WE GUIDE ORGANIZATIONS SELLING TO THE FEDERAL GOVERNMENT

Profit or Fee?

profit or fee

Fee

Fee is the portion of a cost-reimbursable award that is not intended to cover costs. Fee covers managing the work and accepting a degree of risk (unreimbursed costs). Although the final fee may not be Cost Plus a Percentage of Cost, the dollar amount of fee typically happens to represent a percentage of anticipated-cost dollars.

Examples of contract types that include fee are:

  • Cost Plus Fixed Fee (where the dollar amount of the fee is fixed, regardless of total costs)
  • Cost Plus Incentive Fee (where the amount of fee is higher with lower total costs, and vice-versa)
  • Cost Plus Award Fee (where the amount of fee is partially fixed and partially incentive)

Generally, support for fee includes less risk than for other contract types.
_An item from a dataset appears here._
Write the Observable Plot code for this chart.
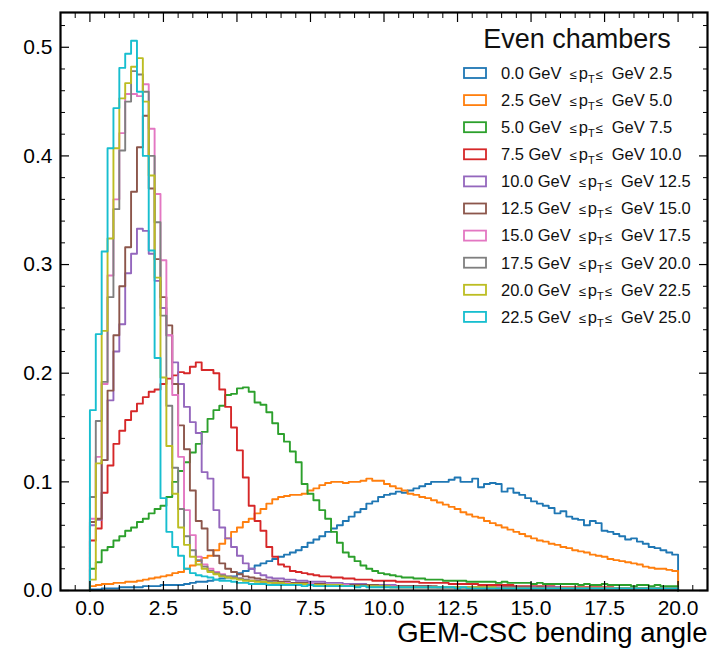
<!DOCTYPE html>
<html><head><meta charset="utf-8">
<script src="https://cdn.jsdelivr.net/npm/d3@7"></script>
<script src="https://cdn.jsdelivr.net/npm/@observablehq/plot@0.6"></script>
<style>
body{margin:0;background:#fff;}
#wrap{position:relative;width:712px;height:648px;}
</style></head><body><div id="wrap"></div>
<script>
// ---------- data (normalised histogram heights, 100 bins of width 0.2 from 0 to 20) ----------
const binWidth = 0.2;
const nBins = 100;
const xMax = 20;

const ptLow  = ["0.0","2.5","5.0","7.5","10.0","12.5","15.0","17.5","20.0","22.5"];
const ptHigh = ["2.5","5.0","7.5","10.0","12.5","15.0","17.5","20.0","22.5","25.0"];
const colors = ["#1f77b4","#ff7f0e","#2ca02c","#d62728","#9467bd","#8c564b","#e377c2","#7f7f7f","#bcbd22","#17becf"];

const h0_25 = [0.001,0.001,0.002,0.002,0.002,0.003,0.003,0.003,0.003,0.004,0.004,0.004,0.005,0.005,0.005,
0.005,0.006,0.007,0.008,0.008,0.009,0.010,0.011,0.012,0.013,
0.016,0.018,0.020,0.023,0.025,0.027,0.029,0.031,0.033,0.035,
0.037,0.040,0.044,0.047,0.050,0.054,0.057,0.060,0.064,0.068,
0.072,0.075,0.080,0.082,0.086,0.088,0.089,0.091,0.090,0.092,
0.094,0.096,0.098,0.100,0.100,0.100,0.102,0.104,0.100,0.100,
0.103,0.095,0.098,0.099,0.098,0.091,0.094,0.090,0.088,0.085,
0.082,0.080,0.078,0.076,0.071,0.073,0.068,0.066,0.065,0.060,
0.064,0.062,0.055,0.054,0.052,0.050,0.047,0.048,0.045,0.043,
0.040,0.039,0.037,0.035,0.033];

const h25_50 = [0.004,0.005,0.006,0.006,0.007,0.007,0.008,0.008,0.009,0.010,0.011,0.012,0.013,0.014,0.016,
0.017,0.020,0.023,0.027,0.030,0.032,0.037,0.043,0.048,0.054,
0.058,0.063,0.066,0.071,0.075,0.080,0.084,0.086,0.087,0.088,
0.088,0.089,0.092,0.094,0.097,0.099,0.100,0.100,0.099,0.100,
0.100,0.101,0.103,0.101,0.101,0.098,0.096,0.094,0.092,0.089,
0.088,0.086,0.085,0.083,0.081,0.079,0.077,0.075,0.072,0.070,
0.068,0.067,0.064,0.062,0.060,0.058,0.056,0.054,0.052,0.050,
0.048,0.046,0.045,0.043,0.042,0.040,0.039,0.037,0.036,0.035,
0.033,0.032,0.031,0.029,0.028,0.027,0.026,0.025,0.024,0.022,
0.021,0.020,0.020,0.019,0.018];

const h50_75 = [0.020,0.026,0.037,0.040,0.046,0.050,0.055,0.058,0.063,0.066,
0.071,0.075,0.078,0.086,0.100,0.110,0.118,0.127,0.135,0.146,
0.158,0.166,0.170,0.180,0.181,0.186,0.187,0.183,0.173,0.171,
0.164,0.154,0.144,0.137,0.128,0.118,0.098,0.089,0.083,0.074,
0.066,0.054,0.044,0.035,0.031,0.027,0.023,0.020,0.018,0.016,
0.015,0.014,0.013,0.012,0.012,0.011,0.011,0.010,0.010,0.010,
0.009,0.009,0.009,0.009,0.008,0.008,0.008,0.008,0.008,0.007,
0.008,0.007,0.007,0.007,0.007,0.006,0.007,0.006,0.006,0.006,
0.006,0.006,0.006,0.005,0.006,0.005,0.005,0.006,0.005,0.005,
0.005,0.005,0.004,0.005,0.005,0.004,0.005,0.004,0.004,0.004];

const h75_100 = [0.046,0.057,0.090,0.115,0.135,0.147,0.157,0.165,0.172,0.178,
0.183,0.185,0.190,0.195,0.198,0.201,0.200,0.206,0.210,0.203,
0.203,0.200,0.185,0.169,0.150,0.129,0.104,0.078,0.064,0.055,
0.040,0.031,0.024,0.022,0.018,0.017,0.016,0.015,0.014,0.013,
0.013,0.012,0.012,0.011,0.011,0.010,0.010,0.010,0.009,0.009,
0.009,0.009,0.008,0.008,0.008,0.008,0.007,0.007,0.007,0.007,
0.007,0.006,0.006,0.006,0.006,0.006,0.005,0.005,0.005,0.005,
0.005,0.005,0.004,0.004,0.004,0.004,0.004,0.004,0.004,0.003,
0.003,0.003,0.003,0.003,0.003,0.003,0.003,0.003,0.003,0.002,
0.002,0.002,0.002,0.002,0.002,0.002,0.002,0.002,0.002,0.002];

const h100_125 = [0.060,0.065,0.120,0.175,0.220,0.245,0.292,0.310,0.333,0.331,
0.310,0.285,0.260,0.235,0.210,0.190,0.169,0.155,0.145,0.109,
0.103,0.074,0.058,0.048,0.040,0.032,0.025,0.020,0.016,0.014,
0.012,0.011,0.011,0.010,0.010,0.009,0.009,0.008,0.008,0.008,
0.007,0.007,0.007,0.006,0.006,0.006,0.006,0.005,0.005,0.005,
0.005,0.005,0.004,0.004,0.004,0.004,0.004,0.004,0.003,0.003,
0.003,0.003,0.003,0.003,0.003,0.003,0.003,0.003,0.003,0.003,
0.003,0.003,0.003,0.003,0.003,0.003,0.003,0.003,0.003,0.003,
0.002,0.002,0.002,0.002,0.002,0.002,0.002,0.002,0.002,0.002,
0.002,0.002,0.002,0.002,0.002,0.002,0.002,0.002,0.002,0.002];

const h125_150 = [0.063,0.066,0.120,0.184,0.235,0.280,0.316,0.367,0.408,0.437,
0.370,0.305,0.270,0.244,0.190,0.152,0.130,0.092,0.064,0.057,
0.037,0.032,0.025,0.020,0.017,0.015,0.013,0.012,0.011,0.010,
0.009,0.009,0.008,0.008,0.007,0.007,0.007,0.006,0.006,0.006,
0.005,0.005,0.005,0.005,0.005,0.005,0.005,0.005,0.005,0.004,
0.004,0.004,0.004,0.004,0.004,0.004,0.004,0.004,0.004,0.003,
0.003,0.003,0.003,0.003,0.003,0.003,0.003,0.003,0.003,0.003,
0.003,0.003,0.003,0.003,0.003,0.002,0.003,0.002,0.002,0.002,
0.002,0.002,0.002,0.002,0.002,0.002,0.002,0.002,0.002,0.002,
0.002,0.002,0.002,0.002,0.002,0.002,0.002,0.002,0.002,0.002];

const h150_175 = [0.066,0.123,0.190,0.290,0.360,0.421,0.457,0.457,0.455,0.466,
0.425,0.365,0.304,0.235,0.180,0.123,0.074,0.051,0.031,0.024,
0.020,0.017,0.015,0.013,0.012,0.011,0.010,0.009,0.009,0.008,
0.008,0.007,0.007,0.007,0.006,0.006,0.006,0.006,0.005,0.005,
0.005,0.005,0.005,0.005,0.004,0.004,0.004,0.004,0.004,0.004,
0.004,0.004,0.003,0.003,0.003,0.003,0.003,0.003,0.003,0.003,
0.003,0.003,0.003,0.003,0.003,0.003,0.003,0.003,0.002,0.003,
0.002,0.002,0.002,0.002,0.002,0.002,0.002,0.002,0.002,0.002,
0.002,0.002,0.002,0.002,0.002,0.002,0.002,0.002,0.002,0.002,
0.002,0.002,0.002,0.002,0.002,0.002,0.002,0.002,0.002,0.002];

const h175_200 = [0.086,0.156,0.192,0.270,0.351,0.405,0.450,0.478,0.475,0.459,
0.400,0.339,0.253,0.170,0.113,0.075,0.050,0.037,0.028,0.022,
0.018,0.016,0.014,0.013,0.012,0.011,0.010,0.009,0.009,0.008,
0.008,0.007,0.007,0.006,0.006,0.006,0.006,0.005,0.005,0.005,
0.005,0.005,0.004,0.004,0.004,0.004,0.004,0.004,0.004,0.004,
0.004,0.003,0.003,0.003,0.003,0.003,0.003,0.003,0.003,0.003,
0.003,0.003,0.003,0.003,0.003,0.003,0.003,0.002,0.003,0.002,
0.002,0.002,0.002,0.002,0.002,0.002,0.002,0.002,0.002,0.002,
0.002,0.002,0.002,0.002,0.002,0.002,0.002,0.002,0.002,0.002,
0.002,0.002,0.002,0.002,0.002,0.002,0.002,0.002,0.002,0.002];

const h200_225 = [0.010,0.117,0.239,0.324,0.407,0.453,0.467,0.482,0.490,0.450,
0.382,0.288,0.196,0.133,0.089,0.058,0.042,0.031,0.024,0.020,
0.017,0.015,0.013,0.012,0.011,0.010,0.009,0.009,0.008,0.008,
0.007,0.007,0.007,0.006,0.006,0.006,0.006,0.005,0.005,0.005,
0.005,0.005,0.005,0.004,0.004,0.004,0.004,0.004,0.004,0.004,
0.004,0.003,0.003,0.003,0.003,0.003,0.003,0.003,0.003,0.003,
0.003,0.003,0.003,0.003,0.003,0.003,0.003,0.003,0.003,0.002,
0.002,0.002,0.002,0.002,0.002,0.002,0.002,0.002,0.002,0.002,
0.002,0.002,0.002,0.002,0.002,0.002,0.002,0.002,0.002,0.002,
0.002,0.002,0.002,0.002,0.002,0.002,0.002,0.002,0.002,0.002];

const h225_250 = [0.166,0.236,0.312,0.407,0.444,0.481,0.494,0.506,0.459,0.400,
0.313,0.214,0.085,0.054,0.040,0.032,0.020,0.016,0.014,0.013,
0.012,0.010,0.009,0.009,0.008,0.007,0.007,0.006,0.006,0.006,
0.005,0.005,0.005,0.005,0.005,0.005,0.004,0.005,0.004,0.004,
0.004,0.004,0.004,0.004,0.004,0.003,0.004,0.003,0.003,0.003,
0.003,0.003,0.003,0.003,0.003,0.003,0.003,0.003,0.003,0.003,
0.003,0.003,0.002,0.003,0.002,0.002,0.002,0.002,0.002,0.002,
0.002,0.002,0.002,0.002,0.002,0.002,0.002,0.002,0.002,0.002,
0.002,0.002,0.002,0.002,0.002,0.002,0.002,0.002,0.002,0.002,
0.002,0.002,0.002,0.002,0.002,0.002,0.002,0.002,0.002,0.002];

const seriesValues = [h0_25,h25_50,h50_75,h75_100,h100_125,h125_150,h150_175,h175_200,h200_225,h225_250];

const xTicks = [0,2.5,5,7.5,10,12.5,15,17.5,20];
const xTickLabels = ["0.0","2.5","5.0","7.5","10.0","12.5","15.0","17.5","20.0"];
const yTicks = [0,0.1,0.2,0.3,0.4,0.5];
const yTickLabels = ["0.0","0.1","0.2","0.3","0.4","0.5"];
const xLabel = "GEM-CSC bending angle";
const legendTitle = "Even chambers";

// ---------- build step outlines ----------
const rows = [];
seriesValues.forEach((vals, k) => {
  rows.push({x: 0, y: 0, s: k});
  vals.forEach((v, i) => rows.push({x: i * binWidth, y: v, s: k}));
  rows.push({x: xMax, y: vals[nBins - 1], s: k});
  rows.push({x: xMax, y: 0, s: k});
});

const xMinor = d3.range(-1, 21.001, 0.5).filter(v => !xTicks.includes(v));
const yMinor = d3.range(0, 0.531, 0.02).filter(v => !yTicks.some(t => Math.abs(t - v) < 1e-6));

const font = "'Liberation Sans', Arial, sans-serif";

const svg = Plot.plot({
  width: 712, height: 648,
  marginLeft: 60, marginRight: 5, marginTop: 12, marginBottom: 58,
  x: {domain: [-1, 21], label: null},
  y: {domain: [0, 0.532], label: null},
  color: {type: "identity"},
  style: {fontFamily: font, color: "black", background: "white", overflow: "visible"},
  marks: [
    Plot.line(rows, {x: "x", y: "y", z: "s", stroke: d => colors[d.s], curve: "step-after", strokeWidth: 1.9}),
    Plot.frame({stroke: "black", strokeWidth: 2.2}),
    Plot.axisX(xTicks, {anchor: "bottom", tickSize: -9, tickPadding: 19, tickFormat: d => xTickLabels[xTicks.indexOf(d)], fontSize: 21, label: null, strokeWidth: 1.2}),
    Plot.axisX(xMinor, {anchor: "bottom", tickSize: -5, tickFormat: () => "", label: null, strokeWidth: 1}),
    Plot.axisX(xTicks, {anchor: "top", tickSize: -9, tickFormat: () => "", label: null, strokeWidth: 1.2}),
    Plot.axisX(xMinor, {anchor: "top", tickSize: -5, tickFormat: () => "", label: null, strokeWidth: 1}),
    Plot.axisY(yTicks, {anchor: "left", tickSize: -9, tickPadding: 17, tickFormat: d => yTickLabels[yTicks.indexOf(d)], fontSize: 21, label: null, strokeWidth: 1.2}),
    Plot.axisY(yMinor, {anchor: "left", tickSize: -5, tickFormat: () => "", label: null, strokeWidth: 1}),
    Plot.axisY(yTicks, {anchor: "right", tickSize: -9, tickFormat: () => "", label: null, strokeWidth: 1.2}),
    Plot.axisY(yMinor, {anchor: "right", tickSize: -5, tickFormat: () => "", label: null, strokeWidth: 1}),
    Plot.text([xLabel], {text: d => d, frameAnchor: "bottom-right", textAnchor: "end", lineAnchor: "middle", dy: 43, fontSize: 27.5, fill: "black"})
  ]
});

document.getElementById("wrap").appendChild(svg);

// ---------- legend (inside the frame, top right) ----------
const g = d3.select(svg).append("g").attr("font-family", font).attr("fill", "#111");
g.append("text").attr("x", 577).attr("y", 48).attr("text-anchor", "middle")
  .attr("font-size", 27).text(legendTitle);
ptLow.forEach((lo, i) => {
  const cy = 73 + i * 27.1;
  g.append("rect").attr("x", 464).attr("y", cy - 5).attr("width", 22).attr("height", 10)
    .attr("fill", "none").attr("stroke", colors[i]).attr("stroke-width", 1.8);
  const t = g.append("text").attr("x", 501).attr("y", cy + 5.8).attr("font-size", 16.5)
    .attr("text-anchor", "start");
  t.append("tspan").text(lo + " GeV");
  t.append("tspan").attr("dx", 8).attr("font-size", 13).text("\u2264");
  t.append("tspan").attr("dx", 2).text("p");
  t.append("tspan").attr("font-size", 11).attr("dy", 4).text("T");
  t.append("tspan").attr("font-size", 13).attr("dy", -4).attr("dx", 1).text("\u2264");
  t.append("tspan").attr("dx", 9).text("GeV " + ptHigh[i]);
});
</script></body></html>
Because the U.S. Government believes that all reasonable costs are reimbursed, reimbursement lowers risk. Instead, the complexity of work and management of those complexities – for both quality and schedule – more strongly support fee. Also, see factors in support of Profit, some of which might directly apply to justification of higher fee.

Profit

The Profit is the portion of a Fixed Price award that is not intended to cover costs. Profit applies to elements of an award that carry a Fixed Price; for example, a Time and Material contract type uses fixed labor rates (by category), which include profit.
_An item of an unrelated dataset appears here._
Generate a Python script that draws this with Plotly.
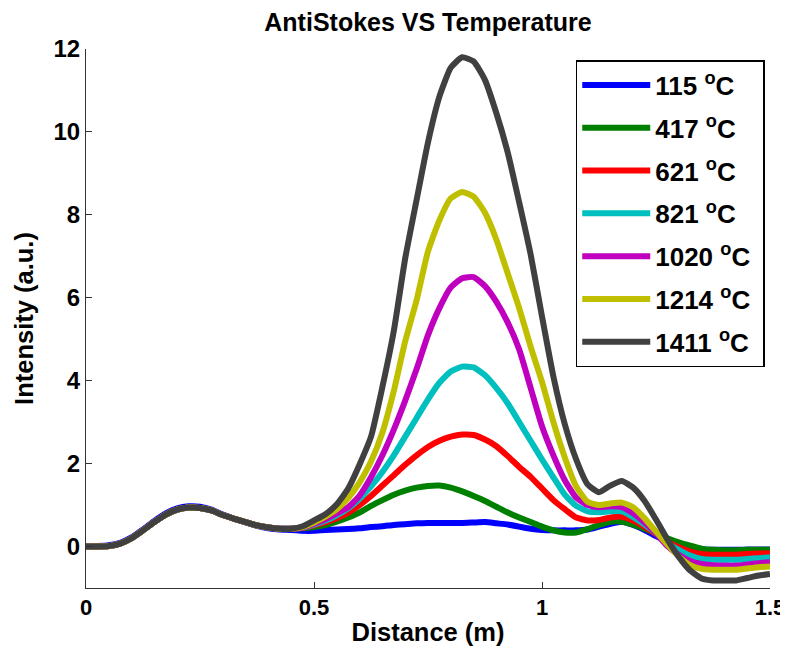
import plotly.graph_objects as go

# Distance grid (m)
distance = [round(i * 0.025, 3) for i in range(61)]

# shared baseline 0 .. 0.45 (19 points)
base = [0.00, 0.00, 0.01, 0.07, 0.20, 0.39, 0.59, 0.77, 0.89, 0.94, 0.93, 0.87, 0.76, 0.67, 0.59, 0.51, 0.46, 0.43, 0.43]
base_blue = [0.00, 0.01, 0.03, 0.09, 0.22, 0.41, 0.62, 0.80, 0.92, 0.97, 0.96, 0.89, 0.77, 0.67, 0.58, 0.50, 0.44, 0.41, 0.40]

# 0.475 .. 1.5 (42 points)
t115 = [0.38, 0.38, 0.40, 0.41, 0.42, 0.44, 0.47, 0.49, 0.52, 0.54, 0.56, 0.57, 0.57, 0.57, 0.57, 0.58,
        0.59, 0.56, 0.53, 0.48, 0.43, 0.40, 0.39, 0.39, 0.39, 0.41, 0.48, 0.55, 0.60, 0.52, 0.40, 0.25,
        0.12, 0.02, -0.04, -0.07, -0.08, -0.08, -0.08, -0.07, -0.07, -0.07]
t417 = [0.44, 0.47, 0.52, 0.60, 0.70, 0.82, 0.98, 1.12, 1.25, 1.35, 1.42, 1.46, 1.47, 1.42, 1.33, 1.22,
        1.10, 0.96, 0.82, 0.70, 0.59, 0.48, 0.39, 0.34, 0.34, 0.42, 0.52, 0.60, 0.60, 0.53, 0.43, 0.32,
        0.20, 0.10, 0.02, -0.05, -0.08, -0.09, -0.09, -0.08, -0.08, -0.08]
t621 = [0.45, 0.51, 0.58, 0.68, 0.82, 1.00, 1.22, 1.47, 1.72, 1.97, 2.20, 2.40, 2.55, 2.65, 2.70, 2.69,
        2.58, 2.42, 2.18, 1.92, 1.68, 1.40, 1.12, 0.90, 0.70, 0.63, 0.64, 0.70, 0.72, 0.63, 0.48, 0.30,
        0.12, -0.02, -0.12, -0.18, -0.20, -0.20, -0.20, -0.18, -0.17, -0.16]
t821 = [0.46, 0.53, 0.62, 0.75, 0.92, 1.15, 1.45, 1.80, 2.20, 2.65, 3.10, 3.55, 3.95, 4.22, 4.34, 4.32,
        4.13, 3.82, 3.45, 3.00, 2.55, 2.10, 1.67, 1.25, 0.98, 0.85, 0.83, 0.85, 0.85, 0.71, 0.53, 0.32,
        0.09, -0.08, -0.22, -0.30, -0.32, -0.32, -0.32, -0.30, -0.28, -0.26]
t1020 = [0.46, 0.55, 0.66, 0.80, 0.95, 1.23, 1.67, 2.20, 2.82, 3.52, 4.28, 5.10, 5.75, 6.25, 6.47, 6.50,
         6.28, 5.90, 5.40, 4.75, 3.83, 2.90, 2.20, 1.60, 1.18, 1.00, 0.95, 0.97, 0.95, 0.80, 0.58, 0.32,
         0.01, -0.20, -0.35, -0.42, -0.45, -0.46, -0.46, -0.43, -0.40, -0.38]
t1214 = [0.47, 0.58, 0.72, 0.90, 1.17, 1.55, 2.05, 2.75, 3.75, 4.95, 5.94, 7.12, 7.87, 8.40, 8.55, 8.44,
         8.05, 7.40, 6.58, 5.75, 4.82, 3.97, 3.00, 2.15, 1.45, 1.08, 1.00, 1.04, 1.06, 0.95, 0.68, 0.36,
         0.05, -0.24, -0.45, -0.54, -0.56, -0.56, -0.56, -0.53, -0.50, -0.48]
t1411 = [0.49, 0.63, 0.78, 1.02, 1.40, 1.98, 2.65, 3.85, 5.20, 6.95, 8.36, 9.75, 10.85, 11.55, 11.80, 11.70,
         11.25, 10.45, 9.50, 8.30, 7.05, 5.55, 4.10, 2.95, 2.10, 1.50, 1.31, 1.47, 1.58, 1.42, 1.10, 0.65,
         0.17, -0.25, -0.58, -0.77, -0.82, -0.82, -0.82, -0.76, -0.70, -0.66]

labels = ["115 <sup>o</sup>C", "417 <sup>o</sup>C", "621 <sup>o</sup>C", "821 <sup>o</sup>C",
          "1020 <sup>o</sup>C", "1214 <sup>o</sup>C", "1411 <sup>o</sup>C"]
series = [base_blue + t115, base + t417, base + t621, base + t821, base + t1020, base + t1214, base + t1411]
colors = ["#0000ff", "#008000", "#ff0000", "#00bfbf", "#bf00bf", "#bfbf00", "#404040"]

x_ticks = [0, 0.5, 1, 1.5]
x_ticktext = ["0", "0.5", "1", "1.5"]
y_ticks = [0, 2, 4, 6, 8, 10, 12]

FONT = "Liberation Sans, Arial, sans-serif"
W, H = 780, 638

fig = go.Figure()
for lab, ys, col in zip(labels, series, colors):
    fig.add_trace(go.Scatter(x=distance, y=ys, mode="lines", name=f"<b>{lab}</b>&nbsp;", legendgroup=lab,
                             line=dict(color=col, width=6, shape="spline", smoothing=0.5)))

# page body has an 8px margin, so the figure is offset by 8px in the screenshot
fig.update_layout(
    width=W, height=H,
    margin=dict(l=78, r=18, t=41, b=58, autoexpand=False),
    paper_bgcolor="white", plot_bgcolor="white",
    font=dict(family=FONT, color="black"),
    title=dict(text="<b>AntiStokes VS Temperature</b>", x=0.5, xref="paper", xanchor="center",
               y=1 - 14 / H, yref="container", yanchor="middle", font=dict(size=25, family=FONT)),
    xaxis=dict(range=[0, 1.5], tickvals=x_ticks, ticktext=[f"<b>{t}</b>" for t in x_ticktext],
               ticks="inside", ticklen=6, tickcolor="#333", showline=True, linecolor="#333", linewidth=1,
               showgrid=False, zeroline=False, tickfont=dict(size=22), automargin=False,
               title=dict(text="<b>Distance (m)</b>", font=dict(size=25.5), standoff=9)),
    yaxis=dict(range=[-1, 12], tickvals=y_ticks, ticktext=[f"<b>{t}</b>" for t in y_ticks],
               ticks="inside", ticklen=6, tickcolor="#333", showline=True, linecolor="#333", linewidth=1,
               showgrid=False, zeroline=False, tickfont=dict(size=24), automargin=False,
               title=dict(text="<b>Intensity (a.u.)</b>", font=dict(size=25.5), standoff=12)),
    legend=dict(x=0.716, y=0.9795, xanchor="left", yanchor="top", bgcolor="white",
                bordercolor="black", borderwidth=1.5, font=dict(size=26),
                tracegroupgap=6, itemwidth=68),
    showlegend=True,
)

fig.write_html("out.html")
The fixed dollar amount of profit depends on factors described in the Federal Acquisition Regulations 15.404-4 (d) (1). Although the final profit may not be Cost Plus a Percentage of Cost, the fixed dollar amount of profit typically happens to represent a percentage of anticipated-cost dollars.
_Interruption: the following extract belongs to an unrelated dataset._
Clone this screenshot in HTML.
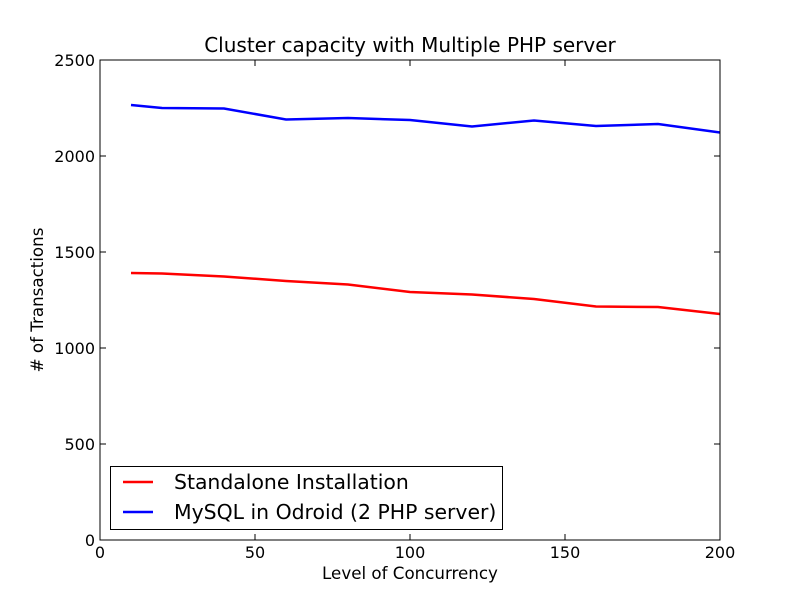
<!DOCTYPE html>
<html><head><style>body{margin:0;background:#fff}svg{display:block}</style></head><body>
<svg width="800" height="600" xmlns="http://www.w3.org/2000/svg" font-family="DejaVu Sans, Liberation Sans, sans-serif">
<rect width="800" height="600" fill="#fff"/>
<text x="410" y="52" font-size="20" text-anchor="middle">Cluster capacity with Multiple PHP server</text>
<g stroke="#000" stroke-width="1">
<line x1="100" y1="444" x2="106" y2="444"/><line x1="720" y1="444" x2="714" y2="444"/>
<line x1="100" y1="348" x2="106" y2="348"/><line x1="720" y1="348" x2="714" y2="348"/>
<line x1="100" y1="252" x2="106" y2="252"/><line x1="720" y1="252" x2="714" y2="252"/>
<line x1="100" y1="156" x2="106" y2="156"/><line x1="720" y1="156" x2="714" y2="156"/>
<line x1="255" y1="540" x2="255" y2="534"/><line x1="255" y1="60" x2="255" y2="66"/>
<line x1="410" y1="540" x2="410" y2="534"/><line x1="410" y1="60" x2="410" y2="66"/>
<line x1="565" y1="540" x2="565" y2="534"/><line x1="565" y1="60" x2="565" y2="66"/>
</g>
<polyline fill="none" stroke="#0000ff" stroke-width="2.5" points="131,105 162,108 224,108.5 286,119.5 348,118 410,120 472,126.5 534,120.5 596,126 658,124 720,132.5"/>
<polyline fill="none" stroke="#ff0000" stroke-width="2.5" points="131,273 162,273.5 224,276.5 286,281 348,284.5 410,292 472,294.5 534,299 596,306.5 658,307 720,314"/>
<rect x="100" y="60" width="620" height="480" fill="none" stroke="#000" stroke-width="1"/>
<g font-size="16" text-anchor="end">
<text x="95" y="546">0</text><text x="95" y="450">500</text><text x="95" y="354">1000</text>
<text x="95" y="258">1500</text><text x="95" y="162">2000</text><text x="95" y="66">2500</text>
</g>
<g font-size="16" text-anchor="middle">
<text x="100" y="558">0</text><text x="255" y="558">50</text><text x="410" y="558">100</text>
<text x="565" y="558">150</text><text x="720" y="558">200</text>
</g>
<g font-size="16.7" text-anchor="middle">
<text x="410" y="579">Level of Concurrency</text>
<text transform="translate(43,300) rotate(-90)"># of Transactions</text>
</g>
<rect x="110.5" y="466.5" width="392" height="63" fill="#fff" stroke="#000" stroke-width="1"/>
<line x1="123" y1="482" x2="153" y2="482" stroke="#ff0000" stroke-width="2.5"/>
<line x1="123" y1="512" x2="153" y2="512" stroke="#0000ff" stroke-width="2.5"/>
<g font-size="20.4"><text x="174" y="489">Standalone Installation</text><text x="174" y="519">MySQL in Odroid (2 PHP server)</text></g>
</svg>
</body></html>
Support that justifies profit includes:

  • Complexity and investment of contractor-resources
  • Risk of overrunning cost (e.g., insufficient work description)
  • Purchases from socioeconomic businesses (e.g., a veteran-owned, HUB zone small business)
  • Contractor investment (i.e., money spent “up front” to provide the right facilities, equipment, and experts)
  • Similar, past contracts and their cost-efficiency
  • Independent Research and Development (not customer-paid Research and Development) that benefits the current award

We work with clients to strengthen justifications for high profit, especially when the proposal will be negotiated. Providing the Contracting Officer (or higher-tier Subcontract Administrator) measurable examples, which precisely address these factors, minimizes the buyer’s work to justify the client-proposed profit.